Dataset section >>
......

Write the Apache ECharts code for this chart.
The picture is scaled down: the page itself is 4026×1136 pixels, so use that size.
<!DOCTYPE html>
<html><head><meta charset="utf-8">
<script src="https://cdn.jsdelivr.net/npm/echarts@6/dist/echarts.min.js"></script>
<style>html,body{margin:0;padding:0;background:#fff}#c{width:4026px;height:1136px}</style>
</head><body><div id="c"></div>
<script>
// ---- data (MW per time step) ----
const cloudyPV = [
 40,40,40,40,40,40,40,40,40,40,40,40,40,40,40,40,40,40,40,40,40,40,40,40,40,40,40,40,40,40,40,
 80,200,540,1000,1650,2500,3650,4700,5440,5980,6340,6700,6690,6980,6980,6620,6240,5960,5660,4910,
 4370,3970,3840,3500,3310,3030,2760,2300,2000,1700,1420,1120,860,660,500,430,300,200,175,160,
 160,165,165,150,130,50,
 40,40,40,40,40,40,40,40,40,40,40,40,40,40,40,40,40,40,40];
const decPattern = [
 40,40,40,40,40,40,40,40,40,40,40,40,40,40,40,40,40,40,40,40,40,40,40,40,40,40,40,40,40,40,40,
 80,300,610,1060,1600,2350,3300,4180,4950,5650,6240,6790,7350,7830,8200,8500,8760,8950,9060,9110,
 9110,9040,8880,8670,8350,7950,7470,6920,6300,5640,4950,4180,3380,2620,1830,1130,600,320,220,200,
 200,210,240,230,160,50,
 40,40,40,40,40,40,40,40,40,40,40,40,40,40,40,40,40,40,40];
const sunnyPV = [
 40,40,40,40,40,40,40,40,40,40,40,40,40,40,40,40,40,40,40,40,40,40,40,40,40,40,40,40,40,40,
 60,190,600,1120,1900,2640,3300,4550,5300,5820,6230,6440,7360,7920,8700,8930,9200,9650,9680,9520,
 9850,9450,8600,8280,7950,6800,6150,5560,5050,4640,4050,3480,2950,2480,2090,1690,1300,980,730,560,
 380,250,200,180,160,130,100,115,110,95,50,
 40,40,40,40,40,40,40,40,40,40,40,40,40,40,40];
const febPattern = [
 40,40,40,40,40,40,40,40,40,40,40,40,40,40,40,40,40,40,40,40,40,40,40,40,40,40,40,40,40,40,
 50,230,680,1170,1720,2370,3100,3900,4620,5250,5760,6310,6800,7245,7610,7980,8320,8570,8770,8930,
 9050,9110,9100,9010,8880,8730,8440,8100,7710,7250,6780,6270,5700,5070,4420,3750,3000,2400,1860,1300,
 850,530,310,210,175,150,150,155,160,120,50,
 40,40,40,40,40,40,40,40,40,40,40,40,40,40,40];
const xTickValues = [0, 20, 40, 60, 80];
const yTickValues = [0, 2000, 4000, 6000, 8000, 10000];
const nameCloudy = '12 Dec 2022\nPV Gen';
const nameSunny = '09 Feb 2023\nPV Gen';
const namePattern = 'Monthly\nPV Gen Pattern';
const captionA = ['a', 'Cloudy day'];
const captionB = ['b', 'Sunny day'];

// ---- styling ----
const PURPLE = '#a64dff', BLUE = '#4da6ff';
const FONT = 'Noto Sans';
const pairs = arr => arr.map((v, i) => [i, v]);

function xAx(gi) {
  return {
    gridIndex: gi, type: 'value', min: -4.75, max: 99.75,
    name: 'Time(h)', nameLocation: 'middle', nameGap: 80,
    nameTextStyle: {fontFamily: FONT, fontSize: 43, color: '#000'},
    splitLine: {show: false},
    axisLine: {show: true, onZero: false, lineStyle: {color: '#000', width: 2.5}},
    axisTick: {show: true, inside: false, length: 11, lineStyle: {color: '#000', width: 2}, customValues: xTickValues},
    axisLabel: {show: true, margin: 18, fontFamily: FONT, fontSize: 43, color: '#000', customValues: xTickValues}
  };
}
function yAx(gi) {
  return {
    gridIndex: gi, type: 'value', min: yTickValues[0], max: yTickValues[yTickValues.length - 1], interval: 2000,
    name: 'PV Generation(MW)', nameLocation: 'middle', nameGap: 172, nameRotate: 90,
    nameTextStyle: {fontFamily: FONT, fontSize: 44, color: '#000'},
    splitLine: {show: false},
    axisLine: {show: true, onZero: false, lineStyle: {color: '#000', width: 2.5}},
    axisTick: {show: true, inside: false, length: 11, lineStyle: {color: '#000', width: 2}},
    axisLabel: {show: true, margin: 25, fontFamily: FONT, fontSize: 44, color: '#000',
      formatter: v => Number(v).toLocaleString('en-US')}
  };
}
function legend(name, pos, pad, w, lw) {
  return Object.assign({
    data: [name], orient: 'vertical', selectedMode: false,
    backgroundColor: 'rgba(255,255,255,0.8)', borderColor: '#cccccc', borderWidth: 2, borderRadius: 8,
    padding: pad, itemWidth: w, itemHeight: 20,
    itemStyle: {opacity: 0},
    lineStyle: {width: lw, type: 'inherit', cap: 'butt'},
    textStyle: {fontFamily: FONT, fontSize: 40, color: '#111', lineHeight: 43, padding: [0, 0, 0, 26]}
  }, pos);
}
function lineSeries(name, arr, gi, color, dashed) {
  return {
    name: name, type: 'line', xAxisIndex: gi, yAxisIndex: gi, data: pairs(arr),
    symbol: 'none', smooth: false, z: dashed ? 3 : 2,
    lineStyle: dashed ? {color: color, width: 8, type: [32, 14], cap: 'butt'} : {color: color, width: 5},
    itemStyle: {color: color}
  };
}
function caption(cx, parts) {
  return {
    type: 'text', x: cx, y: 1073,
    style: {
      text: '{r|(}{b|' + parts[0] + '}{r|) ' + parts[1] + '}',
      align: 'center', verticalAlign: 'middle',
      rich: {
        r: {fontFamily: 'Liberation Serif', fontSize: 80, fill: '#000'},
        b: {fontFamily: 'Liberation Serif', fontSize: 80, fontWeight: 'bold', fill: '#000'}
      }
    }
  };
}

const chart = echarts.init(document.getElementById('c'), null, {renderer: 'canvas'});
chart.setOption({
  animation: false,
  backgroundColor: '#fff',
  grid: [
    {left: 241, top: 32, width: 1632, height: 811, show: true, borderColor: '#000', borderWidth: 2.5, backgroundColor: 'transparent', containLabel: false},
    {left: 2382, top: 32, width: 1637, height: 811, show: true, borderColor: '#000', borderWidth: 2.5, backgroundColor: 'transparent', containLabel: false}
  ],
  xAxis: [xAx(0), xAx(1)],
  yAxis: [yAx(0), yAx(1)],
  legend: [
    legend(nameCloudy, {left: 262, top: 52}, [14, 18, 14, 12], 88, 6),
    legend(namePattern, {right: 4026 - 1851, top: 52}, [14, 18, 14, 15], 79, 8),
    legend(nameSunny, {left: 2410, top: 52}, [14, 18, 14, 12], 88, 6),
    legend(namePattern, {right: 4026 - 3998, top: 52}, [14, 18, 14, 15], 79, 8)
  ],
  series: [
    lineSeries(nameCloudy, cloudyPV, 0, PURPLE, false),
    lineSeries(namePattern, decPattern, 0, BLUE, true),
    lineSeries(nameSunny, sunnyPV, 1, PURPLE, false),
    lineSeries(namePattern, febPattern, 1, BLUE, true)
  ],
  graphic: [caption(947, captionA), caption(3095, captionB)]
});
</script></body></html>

......

Prompt >>
Extract the whole listing, character for character.

Task result >>
Write the Apache ECharts code for this chart.
The picture is scaled down: the page itself is 4026×1136 pixels, so use that size.
<!DOCTYPE html>
<html><head><meta charset="utf-8">
<script src="https://cdn.jsdelivr.net/npm/echarts@6/dist/echarts.min.js"></script>
<style>html,body{margin:0;padding:0;background:#fff}#c{width:4026px;height:1136px}</style>
</head><body><div id="c"></div>
<script>
// ---- data (MW per time step) ----
const cloudyPV = [
 40,40,40,40,40,40,40,40,40,40,40,40,40,40,40,40,40,40,40,40,40,40,40,40,40,40,40,40,40,40,40,
 80,200,540,1000,1650,2500,3650,4700,5440,5980,6340,6700,6690,6980,6980,6620,6240,5960,5660,4910,
 4370,3970,3840,3500,3310,3030,2760,2300,2000,1700,1420,1120,860,660,500,430,300,200,175,160,
 160,165,165,150,130,50,
 40,40,40,40,40,40,40,40,40,40,40,40,40,40,40,40,40,40,40];
const decPattern = [
 40,40,40,40,40,40,40,40,40,40,40,40,40,40,40,40,40,40,40,40,40,40,40,40,40,40,40,40,40,40,40,
 80,300,610,1060,1600,2350,3300,4180,4950,5650,6240,6790,7350,7830,8200,8500,8760,8950,9060,9110,
 9110,9040,8880,8670,8350,7950,7470,6920,6300,5640,4950,4180,3380,2620,1830,1130,600,320,220,200,
 200,210,240,230,160,50,
 40,40,40,40,40,40,40,40,40,40,40,40,40,40,40,40,40,40,40];
const sunnyPV = [
 40,40,40,40,40,40,40,40,40,40,40,40,40,40,40,40,40,40,40,40,40,40,40,40,40,40,40,40,40,40,
 60,190,600,1120,1900,2640,3300,4550,5300,5820,6230,6440,7360,7920,8700,8930,9200,9650,9680,9520,
 9850,9450,8600,8280,7950,6800,6150,5560,5050,4640,4050,3480,2950,2480,2090,1690,1300,980,730,560,
 380,250,200,180,160,130,100,115,110,95,50,
 40,40,40,40,40,40,40,40,40,40,40,40,40,40,40];
const febPattern = [
 40,40,40,40,40,40,40,40,40,40,40,40,40,40,40,40,40,40,40,40,40,40,40,40,40,40,40,40,40,40,
 50,230,680,1170,1720,2370,3100,3900,4620,5250,5760,6310,6800,7245,7610,7980,8320,8570,8770,8930,
 9050,9110,9100,9010,8880,8730,8440,8100,7710,7250,6780,6270,5700,5070,4420,3750,3000,2400,1860,1300,
 850,530,310,210,175,150,150,155,160,120,50,
 40,40,40,40,40,40,40,40,40,40,40,40,40,40,40];
const xTickValues = [0, 20, 40, 60, 80];
const yTickValues = [0, 2000, 4000, 6000, 8000, 10000];
const nameCloudy = '12 Dec 2022\nPV Gen';
const nameSunny = '09 Feb 2023\nPV Gen';
const namePattern = 'Monthly\nPV Gen Pattern';
const captionA = ['a', 'Cloudy day'];
const captionB = ['b', 'Sunny day'];

// ---- styling ----
const PURPLE = '#a64dff', BLUE = '#4da6ff';
const FONT = 'Noto Sans';
const pairs = arr => arr.map((v, i) => [i, v]);

function xAx(gi) {
  return {
    gridIndex: gi, type: 'value', min: -4.75, max: 99.75,
    name: 'Time(h)', nameLocation: 'middle', nameGap: 80,
    nameTextStyle: {fontFamily: FONT, fontSize: 43, color: '#000'},
    splitLine: {show: false},
    axisLine: {show: true, onZero: false, lineStyle: {color: '#000', width: 2.5}},
    axisTick: {show: true, inside: false, length: 11, lineStyle: {color: '#000', width: 2}, customValues: xTickValues},
    axisLabel: {show: true, margin: 18, fontFamily: FONT, fontSize: 43, color: '#000', customValues: xTickValues}
  };
}
function yAx(gi) {
  return {
    gridIndex: gi, type: 'value', min: yTickValues[0], max: yTickValues[yTickValues.length - 1], interval: 2000,
    name: 'PV Generation(MW)', nameLocation: 'middle', nameGap: 172, nameRotate: 90,
    nameTextStyle: {fontFamily: FONT, fontSize: 44, color: '#000'},
    splitLine: {show: false},
    axisLine: {show: true, onZero: false, lineStyle: {color: '#000', width: 2.5}},
    axisTick: {show: true, inside: false, length: 11, lineStyle: {color: '#000', width: 2}},
    axisLabel: {show: true, margin: 25, fontFamily: FONT, fontSize: 44, color: '#000',
      formatter: v => Number(v).toLocaleString('en-US')}
  };
}
function legend(name, pos, pad, w, lw) {
  return Object.assign({
    data: [name], orient: 'vertical', selectedMode: false,
    backgroundColor: 'rgba(255,255,255,0.8)', borderColor: '#cccccc', borderWidth: 2, borderRadius: 8,
    padding: pad, itemWidth: w, itemHeight: 20,
    itemStyle: {opacity: 0},
    lineStyle: {width: lw, type: 'inherit', cap: 'butt'},
    textStyle: {fontFamily: FONT, fontSize: 40, color: '#111', lineHeight: 43, padding: [0, 0, 0, 26]}
  }, pos);
}
function lineSeries(name, arr, gi, color, dashed) {
  return {
    name: name, type: 'line', xAxisIndex: gi, yAxisIndex: gi, data: pairs(arr),
    symbol: 'none', smooth: false, z: dashed ? 3 : 2,
    lineStyle: dashed ? {color: color, width: 8, type: [32, 14], cap: 'butt'} : {color: color, width: 5},
    itemStyle: {color: color}
  };
}
function caption(cx, parts) {
  return {
    type: 'text', x: cx, y: 1073,
    style: {
      text: '{r|(}{b|' + parts[0] + '}{r|) ' + parts[1] + '}',
      align: 'center', verticalAlign: 'middle',
      rich: {
        r: {fontFamily: 'Liberation Serif', fontSize: 80, fill: '#000'},
        b: {fontFamily: 'Liberation Serif', fontSize: 80, fontWeight: 'bold', fill: '#000'}
      }
    }
  };
}

const chart = echarts.init(document.getElementById('c'), null, {renderer: 'canvas'});
chart.setOption({
  animation: false,
  backgroundColor: '#fff',
  grid: [
    {left: 241, top: 32, width: 1632, height: 811, show: true, borderColor: '#000', borderWidth: 2.5, backgroundColor: 'transparent', containLabel: false},
    {left: 2382, top: 32, width: 1637, height: 811, show: true, borderColor: '#000', borderWidth: 2.5, backgroundColor: 'transparent', containLabel: false}
  ],
  xAxis: [xAx(0), xAx(1)],
  yAxis: [yAx(0), yAx(1)],
  legend: [
    legend(nameCloudy, {left: 262, top: 52}, [14, 18, 14, 12], 88, 6),
    legend(namePattern, {right: 4026 - 1851, top: 52}, [14, 18, 14, 15], 79, 8),
    legend(nameSunny, {left: 2410, top: 52}, [14, 18, 14, 12], 88, 6),
    legend(namePattern, {right: 4026 - 3998, top: 52}, [14, 18, 14, 15], 79, 8)
  ],
  series: [
    lineSeries(nameCloudy, cloudyPV, 0, PURPLE, false),
    lineSeries(namePattern, decPattern, 0, BLUE, true),
    lineSeries(nameSunny, sunnyPV, 1, PURPLE, false),
    lineSeries(namePattern, febPattern, 1, BLUE, true)
  ],
  graphic: [caption(947, captionA), caption(3095, captionB)]
});
</script></body></html>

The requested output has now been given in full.